The new drivers, all of whom were independent contractors in competition with each other, individually surveyed
the stump and the terrain upon arrival. Then each of the four bulldozer operators threw a chain around the stump, started up his bulldozer, threw it into low gear and commenced pulling.
On a hunch, the first bulldozer pulled toward the south. The second operator was convinced that he had a more powerful bulldozer than the first, so he pulled north. The third operator was certain that the stump was leaning toward the east, so he pulled in that direction. And the last operator was new to the profession and absolutely unwilling to work with any of the other three, so he pulled toward the west.
In the finest American tradition, each desperately wanted to defeat the others and succeed in pulling up the stump. So each operator pulled hard and each pulled long. Since each bulldozer had a two-hundred-horsepower engine, a large quantity of energy was expended in the effort. But the stump remained unmoved.
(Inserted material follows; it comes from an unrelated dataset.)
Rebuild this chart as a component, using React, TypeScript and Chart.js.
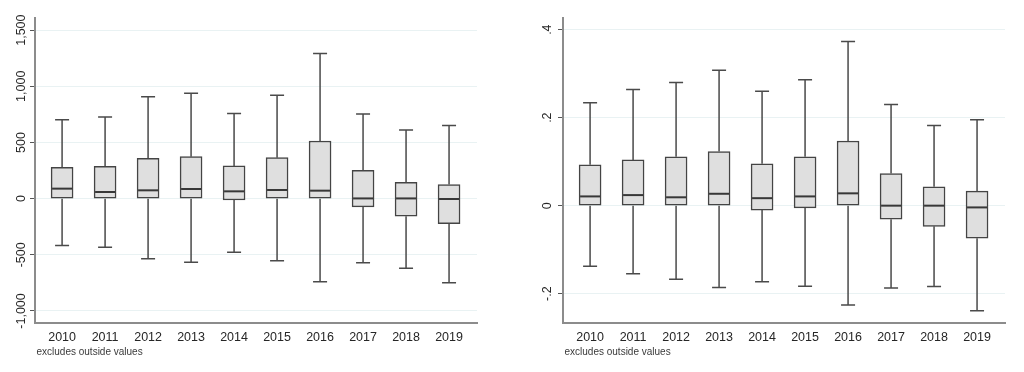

The foreman could see the problem. But he had started a small betting pool on the competition, and the loggers, big-shouldered men who did not like to be disappointed, had already placed their wagers. So rather than redirect the efforts of the bulldozers, the foreman doubled the quantity of gasoline and exhorted all four operators to try harder. Hours passed. Bulldozers strained against the load. Exhaust fumes filled the air. The foreman observed and exhorted. The loggers alternately cheered, booed, and did the wave. But still the stump was unmoved. Some time after darkness fell, they all reached a consensus to try again the following day.